2. В действительности, интересы Германии и СССР нигде не сталкиваются. Жизненные пространства Германии и СССР прилегают друг к другу, но в столкновениях нет естественной потребности. Таким образом, причины для агрессивного поведения одной страны по отношению к другой отсутствуют. У Германии нет агрессивных намерений в отношении СССР. Имперское правительство придерживается того мнения, что между Балтийским и Черным морями не существует вопросов, которые не могли бы быть урегулированы к полному удовлетворению обоих государств. Среди этих вопросов есть и такие, которые связаны с Балтийским морем, Прибалтикой, Польшей, юго-восточным районом <Европы. – В.М> и т.д. В подобных вопросах политическое сотрудничество между двумя странами может иметь только положительный результат. То же самое относится к германской и советской экономике, сотрудничество которых может расширяться в любом направлении.
3. Нет никакого сомнения, что сегодня германо-советские отношения пришли к поворотному пункту своей истории. Решения, которые будут приняты в ближайшем будущем в Берлине и Москве по вопросу этих отношений, будут в течение поколений иметь решающее значение для германского и советского народов.
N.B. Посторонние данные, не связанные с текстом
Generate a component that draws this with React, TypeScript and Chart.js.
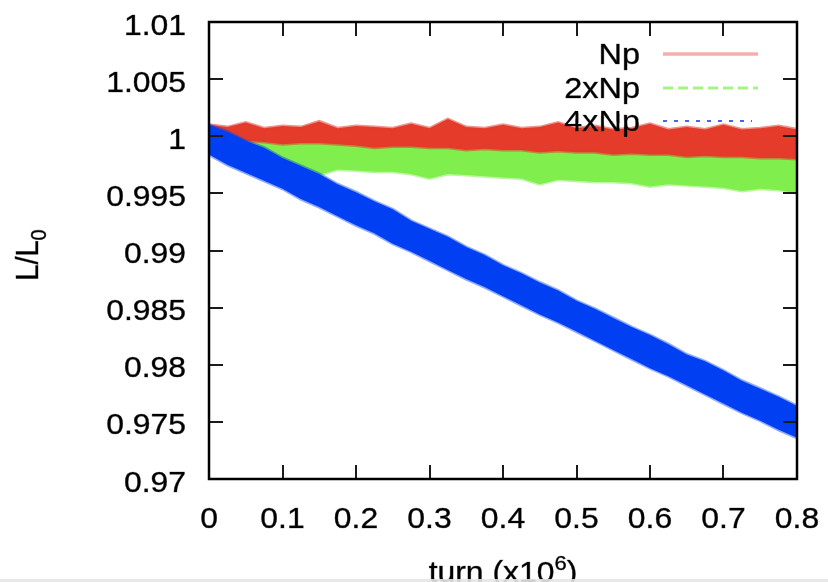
import React, { useEffect, useRef } from 'react';
import { Chart, registerables } from 'chart.js';

Chart.register(...registerables);

// ---- data ----
const turns = [
  0, 0.025, 0.05, 0.075, 0.1, 0.125, 0.15, 0.175, 0.2, 0.225, 0.25, 0.275, 0.3,
  0.325, 0.35, 0.375, 0.4, 0.425, 0.45, 0.475, 0.5, 0.525, 0.55, 0.575, 0.6,
  0.625, 0.65, 0.675, 0.7, 0.725, 0.75, 0.775, 0.8,
];

// Np (red) band envelope
const npUpper = [
  1.001, 1.0008, 1.0012, 1.0007, 1.0009, 1.0008, 1.0013, 1.0007, 1.0009, 1.0008,
  1.0007, 1.0011, 1.0007, 1.0015, 1.0008, 1.0007, 1.001, 1.0007, 1.0008, 1.0012,
  1.0007, 1.0009, 1.0006, 1.0007, 1.0011, 1.0006, 1.0008, 1.0006, 1.001, 1.0006,
  1.0007, 1.0009, 1.0006,
];
const npLower = [
  0.9997, 0.9996, 0.9996, 0.9995, 0.9993, 0.9994, 0.9994, 0.9993, 0.9992, 0.999,
  0.9991, 0.9991, 0.999, 0.999, 0.9988, 0.9989, 0.9988, 0.9988, 0.9986, 0.9987,
  0.9986, 0.9986, 0.9984, 0.9985, 0.9984, 0.9984, 0.9982, 0.9983, 0.9982, 0.9982,
  0.9981, 0.9981, 0.998,
];

// 2xNp (green) band envelope
const np2Upper = [
  1.0003, 1.0001, 1.0, 0.9999, 0.9999, 0.9998, 0.9998, 0.9997, 0.9997, 0.9996,
  0.9996, 0.9995, 0.9995, 0.9994, 0.9994, 0.9993, 0.9993, 0.9992, 0.9992, 0.9991,
  0.9991, 0.999, 0.999, 0.9989, 0.9989, 0.9988, 0.9988, 0.9987, 0.9987, 0.9986,
  0.9986, 0.9985, 0.9985,
];
const np2Lower = [
  0.999, 0.9979, 0.9976, 0.9975, 0.9974, 0.9972, 0.9966, 0.9971, 0.997, 0.9969,
  0.9969, 0.9967, 0.9963, 0.9967, 0.9966, 0.9965, 0.9964, 0.9963, 0.9958, 0.9962,
  0.9961, 0.996, 0.996, 0.9959, 0.9956, 0.9958, 0.9957, 0.9956, 0.9955, 0.9952,
  0.9954, 0.9953, 0.995,
];

// 4xNp (blue) band envelope
const np4Upper = [
  1.001, 1.0004, 0.9996, 0.999, 0.9981, 0.9974, 0.9967, 0.9958, 0.9951, 0.9943,
  0.9936, 0.9926, 0.9919, 0.9912, 0.9903, 0.9896, 0.9887, 0.988, 0.9872, 0.9865,
  0.9856, 0.9849, 0.9841, 0.9833, 0.9826, 0.9818, 0.9809, 0.9803, 0.9795, 0.9786,
  0.9779, 0.9772, 0.9764,
];
const np4Lower = [
  0.9984, 0.9975, 0.9968, 0.9961, 0.9954, 0.9945, 0.9938, 0.993, 0.9922, 0.9915,
  0.9906, 0.9899, 0.9891, 0.9883, 0.9875, 0.9868, 0.986, 0.9852, 0.9844, 0.9837,
  0.9829, 0.9821, 0.9813, 0.9805, 0.9797, 0.979, 0.9782, 0.9774, 0.9766, 0.9758,
  0.9751, 0.9743, 0.9736,
];

const seriesNames = ['Np', '2xNp', '4xNp'];
const seriesColors = ['#e43b2b', '#80ee4c', '#0040f2'];
const seriesEdges = ['rgba(228,59,43,0.55)', 'rgba(128,238,76,0.55)', 'rgba(0,64,242,0.45)'];
const legendColors = ['rgba(236,120,120,0.6)', 'rgba(128,238,76,0.7)', 'rgba(30,60,242,0.8)'];

const xTickValues = [0, 0.1, 0.2, 0.3, 0.4, 0.5, 0.6, 0.7, 0.8];
const xTickLabels = ['0', '0.1', '0.2', '0.3', '0.4', '0.5', '0.6', '0.7', '0.8'];
const yTickValues = [0.97, 0.975, 0.98, 0.985, 0.99, 0.995, 1.0, 1.005, 1.01];
const yTickLabels = ['0.97', '0.975', '0.98', '0.985', '0.99', '0.995', '1', '1.005', '1.01'];

const xTitle = 'turn (x10';
const xTitleSup = '6';
const xTitleEnd = ')';
const yTitle = 'L/L';
const yTitleSub = '0';

const FONT = '"Liberation Sans", Arial, Helvetica, sans-serif';
const SX = 1.1; // horizontal stretch of the text seen in the picture

const toPts = (ys: number[]) => ys.map((y, i) => ({ x: turns[i], y }));

const band = (lower: number[], upper: number[], color: string, edge: string, order: number) => [
  {
    label: '_lower',
    data: toPts(lower),
    borderColor: edge,
    backgroundColor: color,
    borderWidth: 3,
    pointRadius: 0,
    fill: false,
    order,
    tension: 0,
  },
  {
    label: '_upper',
    data: toPts(upper),
    borderColor: edge,
    backgroundColor: color,
    borderWidth: 3,
    pointRadius: 0,
    fill: '-1',
    order,
    tension: 0,
  },
];

function drawText(ctx: any, text: string, x: number, y: number, align: string, size: number) {
  ctx.save();
  ctx.translate(x, y);
  ctx.scale(SX, 1);
  ctx.font = `${size}px ${FONT}`;
  ctx.textAlign = align;
  ctx.textBaseline = 'alphabetic';
  ctx.fillStyle = '#000';
  ctx.strokeStyle = 'rgba(0,0,0,0.55)';
  ctx.lineWidth = 0.6;
  ctx.fillText(text, 0, 0);
  ctx.strokeText(text, 0, 0);
  ctx.restore();
}

const framePlugin = {
  id: 'gnuframe',
  afterDraw(chart: any) {
    const { ctx, chartArea: a, scales } = chart;
    ctx.save();
    // ticks (inward, mirrored)
    ctx.strokeStyle = '#1a1a1a';
    ctx.lineWidth = 2;
    const tl = 14;
    ctx.beginPath();
    for (const v of xTickValues) {
      const px = Math.round(scales.x.getPixelForValue(v));
      ctx.moveTo(px, a.bottom);
      ctx.lineTo(px, a.bottom - tl);
      ctx.moveTo(px, a.top);
      ctx.lineTo(px, a.top + tl);
    }
    for (const v of yTickValues) {
      const py = Math.round(scales.y.getPixelForValue(v));
      ctx.moveTo(a.left, py);
      ctx.lineTo(a.left + tl, py);
      ctx.moveTo(a.right, py);
      ctx.lineTo(a.right - tl, py);
    }
    ctx.stroke();
    // border
    ctx.strokeStyle = '#000';
    ctx.lineWidth = 2.5;
    ctx.strokeRect(a.left, a.top, a.right - a.left, a.bottom - a.top);

    // tick labels
    const fs = 29;
    xTickValues.forEach((v, i) => {
      drawText(ctx, xTickLabels[i], scales.x.getPixelForValue(v), 528, 'center', fs);
    });
    yTickValues.forEach((v, i) => {
      drawText(ctx, yTickLabels[i], 186, scales.y.getPixelForValue(v) + 12.5, 'right', fs);
    });

    // legend
    const rowBase = [64, 98, 131];
    const rowMid = [54, 88, 121];
    const dashes = [[], [10, 5], [4, 7]];
    const widths = [3.5, 3, 2];
    seriesNames.forEach((name, i) => {
      drawText(ctx, name, 640, rowBase[i], 'right', 29.5);
      ctx.beginPath();
      ctx.setLineDash(dashes[i]);
      ctx.strokeStyle = legendColors[i];
      ctx.lineWidth = widths[i];
      ctx.moveTo(663, rowMid[i]);
      ctx.lineTo(i === 2 ? 752 : 758, rowMid[i]);
      ctx.stroke();
    });
    ctx.setLineDash([]);

    // x title
    const sfs = 20;
    ctx.font = `${fs}px ${FONT}`;
    const w1 = ctx.measureText(xTitle).width * SX;
    const w3 = ctx.measureText(xTitleEnd).width * SX;
    ctx.font = `${sfs}px ${FONT}`;
    const w2 = ctx.measureText(xTitleSup).width * SX;
    const total = w1 + w2 + w3;
    const cx = (a.left + a.right) / 2;
    const x0 = cx - total / 2;
    const base = 582;
    drawText(ctx, xTitle, x0, base, 'left', fs);
    drawText(ctx, xTitleSup, x0 + w1, base - 12, 'left', sfs);
    drawText(ctx, xTitleEnd, x0 + w1 + w2, base, 'left', fs);

    // y title (rotated)
    ctx.save();
    ctx.translate(38, 255);
    ctx.scale(SX, 1);
    ctx.rotate(-Math.PI / 2);
    ctx.fillStyle = '#000';
    ctx.strokeStyle = 'rgba(0,0,0,0.55)';
    ctx.lineWidth = 0.6;
    ctx.textAlign = 'left';
    ctx.textBaseline = 'alphabetic';
    ctx.font = `${fs}px ${FONT}`;
    const yw1 = ctx.measureText(yTitle).width;
    ctx.font = `${sfs}px ${FONT}`;
    const yw2 = ctx.measureText(yTitleSub).width;
    const yx0 = -(yw1 + yw2) / 2;
    ctx.font = `${fs}px ${FONT}`;
    ctx.fillText(yTitle, yx0, 0);
    ctx.strokeText(yTitle, yx0, 0);
    ctx.font = `${sfs}px ${FONT}`;
    ctx.fillText(yTitleSub, yx0 + yw1, 7);
    ctx.strokeText(yTitleSub, yx0 + yw1, 7);
    ctx.restore();

    // faint strip at bottom edge of the picture
    ctx.fillStyle = 'rgba(230,230,230,0.9)';
    ctx.fillRect(0, 579, 828, 3);
    ctx.restore();
  },
};

export default function App() {
  const ref = useRef<HTMLCanvasElement | null>(null);
  useEffect(() => {
    if (!ref.current) return;
    const chart = new Chart(ref.current, {
      type: 'line',
      data: {
        datasets: [
          ...band(np2Lower, np2Upper, seriesColors[1], seriesEdges[1], 3),
          ...band(npLower, npUpper, seriesColors[0], seriesEdges[0], 2),
          ...band(np4Lower, np4Upper, seriesColors[2], seriesEdges[2], 1),
        ] as any,
      },
      options: {
        animation: false,
        responsive: false,
        devicePixelRatio: 1,
        layout: { padding: { top: 22, right: 31, left: 0, bottom: 0 } },
        plugins: {
          legend: { display: false },
          tooltip: { enabled: false },
          filler: { propagate: false },
        },
        scales: {
          x: {
            type: 'linear',
            min: 0,
            max: 0.8,
            grid: { display: false, drawTicks: false },
            border: { display: false },
            ticks: { display: false },
            afterBuildTicks: (s: any) => {
              s.ticks = xTickValues.map((v) => ({ value: v }));
            },
            afterFit: (s: any) => {
              s.height = 103;
            },
          },
          y: {
            type: 'linear',
            min: 0.97,
            max: 1.01,
            grid: { display: false, drawTicks: false },
            border: { display: false },
            ticks: { display: false },
            afterBuildTicks: (s: any) => {
              s.ticks = yTickValues.map((v) => ({ value: v }));
            },
            afterFit: (s: any) => {
              s.width = 209;
            },
          },
        },
      } as any,
      plugins: [framePlugin],
    });
    return () => chart.destroy();
  }, []);
  return (
    <div style={{ position: 'absolute', left: 0, top: 0, width: 828, height: 582, background: '#fff' }}>
      <canvas ref={ref} width={828} height={582} style={{ display: 'block' }} />
    </div>
  );
}
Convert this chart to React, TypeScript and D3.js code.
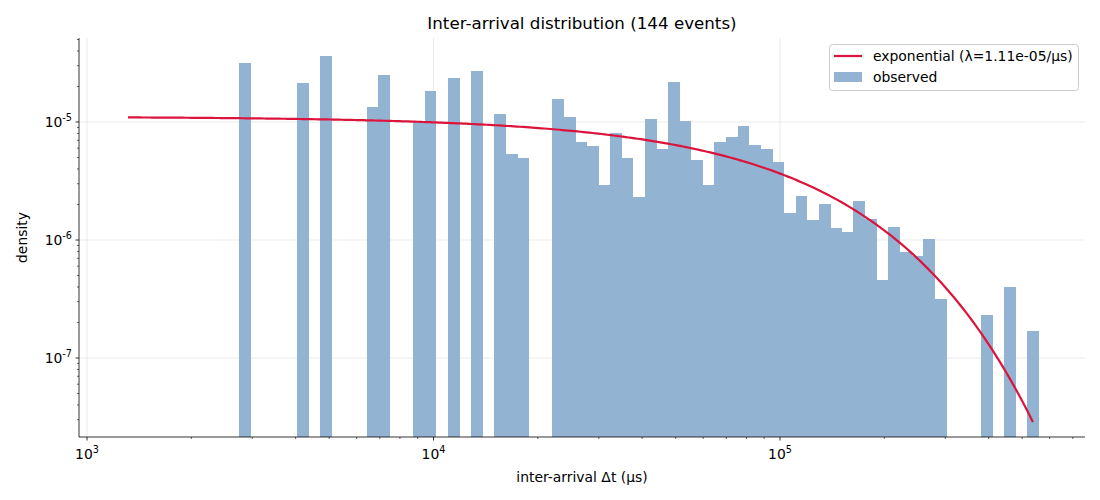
import React from "react";
import * as d3 from "d3";

const nBins = 69;
const binLo = 2746;
const binHi = 559000;
const binIndex = [0,5,7,11,12,15,16,18,20,22,23,24,27,28,29,30,31,32,33,34,35,36,37,38,39,40,41,42,43,44,45,46,47,48,49,50,51,52,53,54,55,56,57,58,59,60,64,66,68];
const density = [3.16e-5,2.14e-5,3.62e-5,1.34e-5,2.5e-5,1.0e-5,1.83e-5,2.36e-5,2.7e-5,1.17e-5,5.36e-6,4.95e-6,1.57e-5,1.1e-5,6.77e-6,6.26e-6,2.92e-6,8.07e-6,4.95e-6,2.32e-6,1.06e-5,5.9e-6,2.18e-5,1.02e-5,4.77e-6,2.92e-6,6.77e-6,7.46e-6,9.25e-6,6.38e-6,5.9e-6,4.59e-6,1.69e-6,2.36e-6,1.48e-6,2.02e-6,1.26e-6,1.17e-6,2.14e-6,1.5e-6,4.6e-7,1.29e-6,7.9e-7,7.3e-7,1.02e-6,3.16e-7,2.32e-7,4.0e-7,1.69e-7];
const lambda = 1.11e-5;
const curveMin = 1313;
const curveMax = 537000;
const xTicks = [1e3, 1e4, 1e5];
const yTicks = [1e-7, 1e-6, 1e-5];

export default function App() {
  const W = 1100, H = 500;
  const L = 79, R = 1085, T = 38, B = 437;
  const x = d3.scaleLog().domain([Math.pow(10, 3 - 8 / 346.5), Math.pow(10, 3 + 998 / 346.5)]).range([L, R]);
  const y = d3.scaleLog().domain([Math.pow(10, -7 - 79 / 118), Math.pow(10, -5 + 84 / 118)]).range([B, T]);
  const lw = (Math.log10(binHi) - Math.log10(binLo)) / nBins;
  const edge = (i: number) => Math.pow(10, Math.log10(binLo) + i * lw);
  const pts = d3.range(0, 301).map(k => {
    const v = Math.pow(10, Math.log10(curveMin) + (k / 300) * (Math.log10(curveMax) - Math.log10(curveMin)));
    return [v, lambda * Math.exp(-lambda * v)] as [number, number];
  });
  const line = d3.line<[number, number]>().x(d => x(d[0])).y(d => y(d[1]));
  const xMinor: number[] = [];
  for (let e = 3; e <= 5; e++) for (let m = 2; m <= 9; m++) { const v = m * Math.pow(10, e); if (x(v) <= R) xMinor.push(v); }
  const yMinor: number[] = [];
  for (let e = -8; e <= -5; e++) for (let m = 2; m <= 9; m++) { const v = m * Math.pow(10, e); if (y(v) >= T && y(v) <= B) yMinor.push(v); }
  const font = "DejaVu Sans";
  const exp = (v: number) => Math.round(Math.log10(v));
  return (
    <svg width={W} height={H} style={{ position: "absolute", left: 0, top: 0 }} fontFamily={font}>
      <rect width={W} height={H} fill="#fff" />
      {xTicks.map(t => <line key={"gx" + t} x1={x(t)} x2={x(t)} y1={T} y2={B} stroke="#e6e6e6" strokeWidth={0.8} />)}
      {yTicks.map(t => <line key={"gy" + t} x1={L} x2={R} y1={y(t)} y2={y(t)} stroke="#e6e6e6" strokeWidth={0.8} />)}
      <g shapeRendering="crispEdges">
        {binIndex.map((b, i) => (
          <rect key={b} x={x(edge(b))} width={x(edge(b + 1)) - x(edge(b)) + 0.3} y={y(density[i])} height={B - y(density[i])} fill="#92b3d1" />
        ))}
      </g>
      <path d={line(pts) || ""} fill="none" stroke="#dc143c" strokeWidth={2.2} />
      <line x1={L} x2={L} y1={T} y2={B} stroke="#000" strokeWidth={0.8} />
      <line x1={L} x2={R} y1={B} y2={B} stroke="#000" strokeWidth={0.8} />
      {xTicks.map(t => (
        <g key={"xt" + t}>
          <line x1={x(t)} x2={x(t)} y1={B} y2={B + 3.5} stroke="#000" strokeWidth={0.8} />
          <text x={x(t)} y={B + 22} fontSize={13.9} textAnchor="middle">10<tspan dy={-6} fontSize={9.7}>{exp(t)}</tspan></text>
        </g>
      ))}
      {xMinor.map(t => <line key={"xm" + t} x1={x(t)} x2={x(t)} y1={B} y2={B + 2} stroke="#000" strokeWidth={0.6} />)}
      {yTicks.map(t => (
        <g key={"yt" + t}>
          <line x1={L - 3.5} x2={L} y1={y(t)} y2={y(t)} stroke="#000" strokeWidth={0.8} />
          <text x={L - 7} y={y(t) + 5} fontSize={13.9} textAnchor="end">10<tspan dy={-6} fontSize={9.7}>{exp(t)}</tspan></text>
        </g>
      ))}
      {yMinor.map(t => <line key={"ym" + t} x1={L - 2} x2={L} y1={y(t)} y2={y(t)} stroke="#000" strokeWidth={0.6} />)}
      <text x={(L + R) / 2} y={29} fontSize={16.7} textAnchor="middle">Inter-arrival distribution (144 events)</text>
      <text x={(L + R) / 2} y={482} fontSize={13.9} textAnchor="middle">inter-arrival Δt (µs)</text>
      <text transform={`translate(27,${(T + B) / 2}) rotate(-90)`} fontSize={13.9} textAnchor="middle">density</text>
      <g>
        <rect x={829.5} y={44.5} width={249} height={46} rx={3} fill="#fff" fillOpacity={0.8} stroke="#ccc" />
        <line x1={834} x2={862} y1={56} y2={56} stroke="#dc143c" strokeWidth={2.2} />
        <text x={873} y={61} fontSize={13.9}>exponential (λ=1.11e-05/µs)</text>
        <rect x={834} y={72} width={28} height={10} fill="#92b3d1" />
        <text x={873} y={82} fontSize={13.9}>observed</text>
      </g>
    </svg>
  );
}
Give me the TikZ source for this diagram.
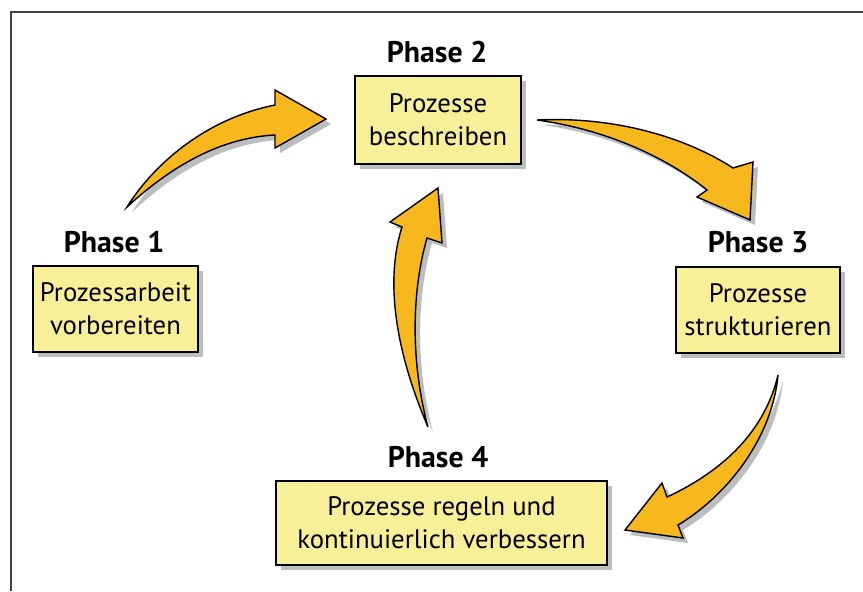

От этих решений будет зависеть, придется ли когда-нибудь двум народам снова, без возникновения каких-либо действительно непреодолимых обстоятельств, выступить друг против друга с оружием в руках, или же снова наступят дружеские отношения. Прежде, когда они были друзьями, это было выгодно обеим странам, и все стало плохо, когда они стали врагами.
4. Верно, что Германия и Советский Союз, в результате многолетней вражды их мировоззрений, сегодня относятся друг к другу с недоверием. Должно быть счищено много накопившегося мусора. Нужно сказать, однако, что даже в этот период естественные симпатии немцев и русских друг к другу никогда не исчезали. На этой базе заново может быть построена политика двух государств.